Transition = namedtuple('Transition',('s', 'a', 's_prime', 'r', 't', "log_prob_a"))

In [5]:
class ReplayBUffer(object):

    def __init__(self, capacity):
        self.memory = deque([], maxlen=capacity)

    def push(self, *args):
        """Save a transition"""
        self.memory.append(Transition(*args))

    def sample(self, batch_size):
        return random.sample(self.memory, batch_size)

    def __len__(self):
        return len(self.memory)


def discount_rewards(rewards, gamma=0.95):
    r = np.array([gamma**i * rewards[i] 
        for i in range(len(rewards))])
    # Reverse the array direction for cumsum and then
    # revert back to the original order
    r = r[::-1].cumsum()[::-1]
    return r
# rb = ReplayBUffer(10_000)

In [None]:
pi = Policy(4,3)
optimizer = optim.Adam(pi.parameters(), lr=1e-2)

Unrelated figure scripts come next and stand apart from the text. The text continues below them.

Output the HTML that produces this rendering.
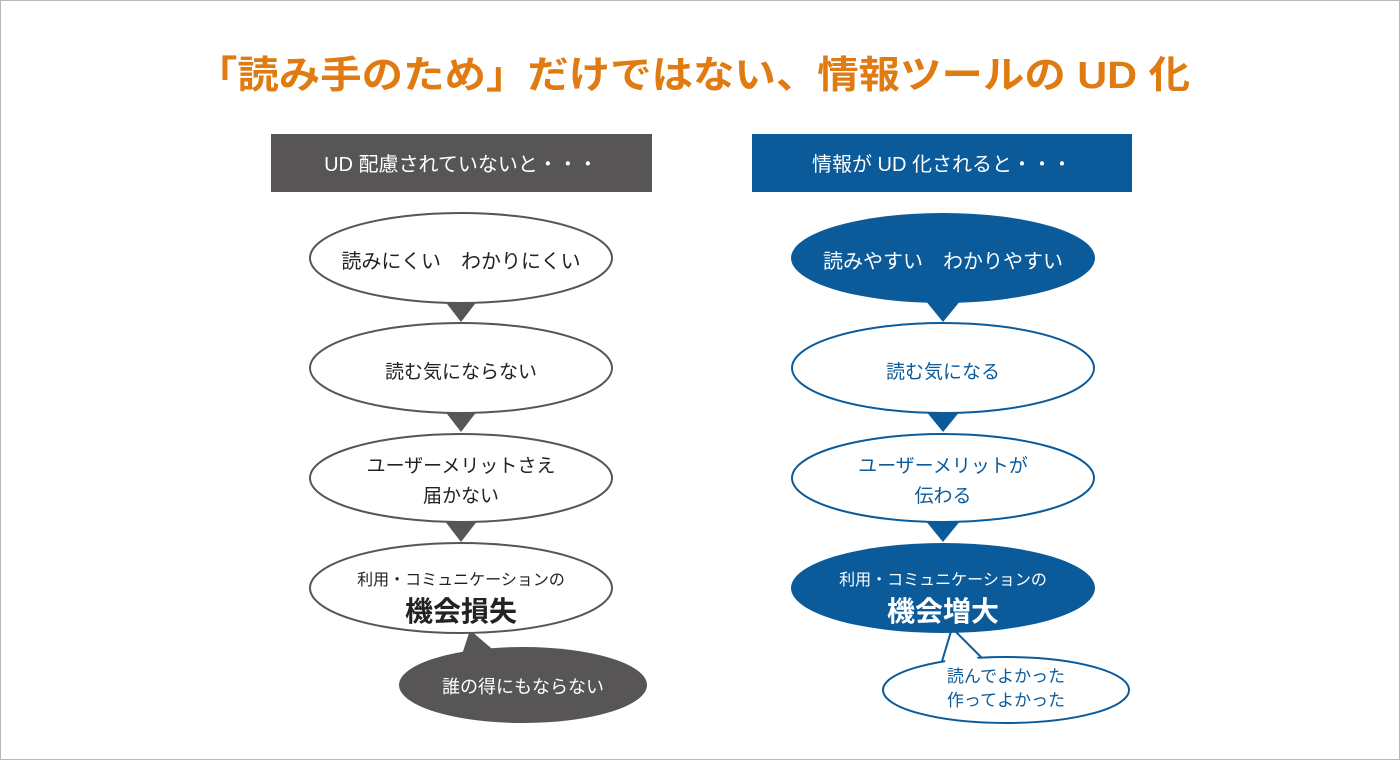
<!DOCTYPE html>
<html><head><meta charset="utf-8"><style>
html,body{margin:0;padding:0;background:#fff}
svg{display:block}
text{font-family:"Liberation Sans","Noto Sans CJK JP",sans-serif}
</style></head><body>
<svg width="1400" height="760" viewBox="0 0 1400 760" xmlns="http://www.w3.org/2000/svg">
<rect x="0.5" y="0.5" width="1399" height="759" fill="#fff" stroke="#b8b8b8"/>
<text x="196" y="88" font-size="38" fill="#e07b12" font-weight="bold" textLength="994" lengthAdjust="spacingAndGlyphs">「読み手のため」だけではない、情報ツールの UD 化</text>

<rect x="271" y="134" width="381" height="58" fill="#575556"/>
<text x="461" y="171" font-size="20" fill="#fff" text-anchor="middle">UD 配慮されていないと・・・</text>
<rect x="752" y="134" width="380" height="58" fill="#0b5b9b"/>
<text x="942" y="171" font-size="20" fill="#fff" text-anchor="middle">情報が UD 化されると・・・</text>

<!-- left -->
<g fill="#575556">
<polygon points="444,300 478,300 461,322"/>
<polygon points="444,410 478,410 461,432"/>
<polygon points="444,520 478,520 461,542"/>
<polygon points="470,630 452,685 505,660"/>
</g>
<g fill="#fff" stroke="#575556" stroke-width="2">
<ellipse cx="461" cy="258" rx="151" ry="45"/>
<ellipse cx="461" cy="368" rx="151" ry="45"/>
<ellipse cx="461" cy="478" rx="151" ry="44"/>
<ellipse cx="461" cy="588" rx="151" ry="45"/>
</g>
<ellipse cx="523" cy="685" rx="124" ry="38" fill="#575556"/>
<g fill="#222" text-anchor="middle">
<text x="461" y="268" font-size="20">読みにくい　わかりにくい</text>
<text x="461" y="378" font-size="19">読む気にならない</text>
<text x="461" y="472" font-size="19">ユーザーメリットさえ</text>
<text x="461" y="502" font-size="19">届かない</text>
<text x="461" y="585" font-size="16">利用・コミュニケーションの</text>
<text x="461" y="621" font-size="28" font-weight="bold">機会損失</text>
</g>
<text x="523" y="693" font-size="18" fill="#fff" text-anchor="middle">誰の得にもならない</text>

<!-- right -->
<g fill="#0b5b9b">
<polygon points="925,300 961,300 943,322"/>
<polygon points="925,410 961,410 943,432"/>
<polygon points="925,520 961,520 943,542"/>
</g>
<ellipse cx="943" cy="258" rx="152" ry="45" fill="#0b5b9b"/>
<g fill="#fff" stroke="#0b5b9b" stroke-width="2">
<ellipse cx="943" cy="368" rx="151" ry="45"/>
<ellipse cx="943" cy="478" rx="151" ry="44"/>
</g>
<polygon points="952,628 940,668 988,664" fill="#fff" stroke="#0b5b9b" stroke-width="2"/>
<ellipse cx="943" cy="588" rx="152" ry="45" fill="#0b5b9b"/>
<ellipse cx="1006" cy="690" rx="123" ry="33" fill="#fff" stroke="#0b5b9b" stroke-width="2"/>
<polygon points="952,634 943,670 986,666" fill="#fff"/>
<g text-anchor="middle">
<text x="943" y="268" font-size="20" fill="#fff">読みやすい　わかりやすい</text>
<text x="943" y="378" font-size="19" fill="#0b5b9b">読む気になる</text>
<text x="943" y="472" font-size="19" fill="#0b5b9b">ユーザーメリットが</text>
<text x="943" y="502" font-size="19" fill="#0b5b9b">伝わる</text>
<text x="943" y="585" font-size="16" fill="#fff">利用・コミュニケーションの</text>
<text x="943" y="621" font-size="28" font-weight="bold" fill="#fff">機会増大</text>
<text x="1006" y="682" font-size="17" fill="#0b5b9b">読んでよかった</text>
<text x="1006" y="706" font-size="17" fill="#0b5b9b">作ってよかった</text>
</g>
</svg>
</body></html>
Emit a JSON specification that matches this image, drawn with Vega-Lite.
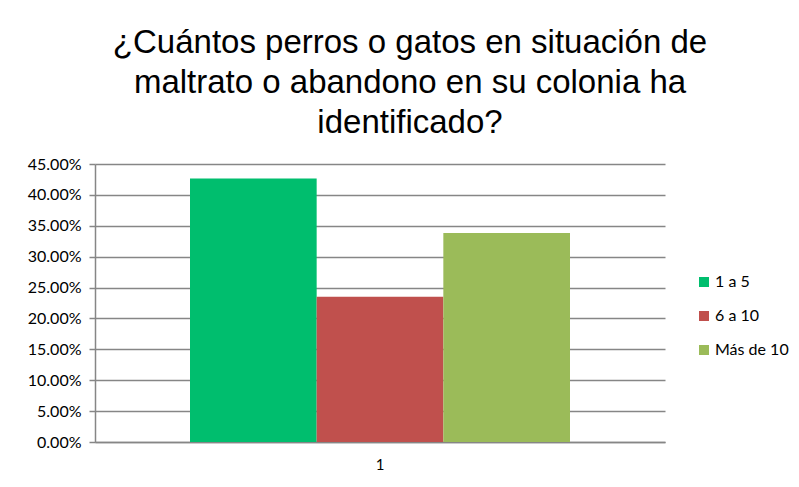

for episode in range(1000):
    env = CS_DA_deterministic(lim=5)
    done = False
    s = env.state

    trajectory = deque([], maxlen=10)
    log_probs = []
    # sample one episode
    t=0
    while not done:
        a, log_prob_a = pi.select_action(s)
        s_prime, r, done = env.step(a)
        trajectory.append(Transition(s=s,a=a,s_prime=s_prime,r=r,t=t, log_prob_a=log_prob_a))
        s = s_prime
        t+= 1
        log_probs.append(log_prob_a)

    rewards = Transition(*zip(*trajectory)).r
    discounted_rewards = discount_rewards(rewards)
    eps = np.finfo(np.float32).eps.item()
    returns = torch.tensor(discounted_rewards.copy())
    returns = (returns - returns.mean()) / (returns.std() + eps)
    print(rewards)
    policy_loss = []
    for log_prob, disc_return in zip(log_probs, returns):
        policy_loss.append(-log_prob * disc_return)
    policy_loss = torch.cat(policy_loss).sum()

    optimizer.zero_grad()
    policy_loss.backward()
    optimizer.step()
    print(Transition(*zip(*trajectory)).a)